# Node.js exits with "segmentation fault (core dumped)"



## drhowarddrfine (Mar 26, 2015)

To exit from a running node.js instance, you hit ctrl-C. This worked for quite a while but now I get that error along with a node.core dump file. It's running proxied behind an nginx server.

This is a running application which I hadn't touched since last December. I was writing some code for the app and noticed it started exiting like that back then. However, this week is the first time I've had a chance to work on it again and was reminded of the problem. 

Otherwise, node.js and the application run without any other issues. I just hoped someone else had the same issue and fixed it somehow or knew a good way to debug this.


----------



## protocelt (Mar 26, 2015)

Looks like this was fixed upstream: https://github.com/joyent/node/issues/9326


----------



## drhowarddrfine (Mar 26, 2015)

Yep.

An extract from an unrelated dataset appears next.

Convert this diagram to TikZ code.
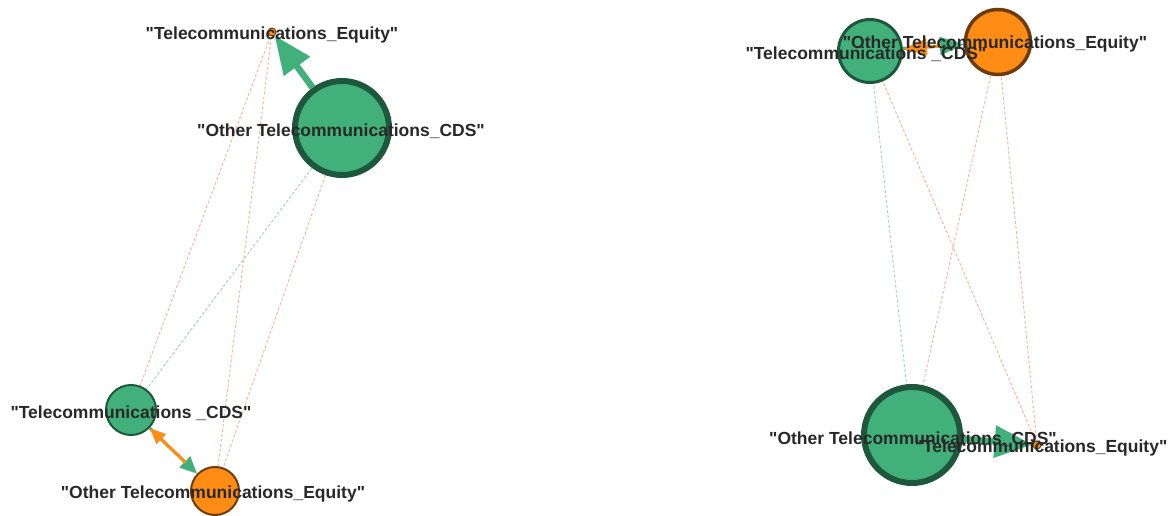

That's it. Thanks!


----------



## drhowarddrfine (Mar 31, 2015)

Well it seems they backported it for io.js but I'm not positive I see where it is fixed for node.js. In any case, I don't know what to do about it. Do I reinstall node? That's what I'm going to do in a few minutes.


----------



## protocelt (Mar 31, 2015)

I guess the issue with node.js is due to a bug in the FreeBSD kernel which was fixed in HEAD(r275120) and backported to 10-STABLE(r275456) and 9-STABLE(r276126) so you would have to upgrade to STABLE for the fix. Sorry about that.


----------



## drhowarddrfine (Mar 31, 2015)

Must have skimmed over that. Thanks again.


----------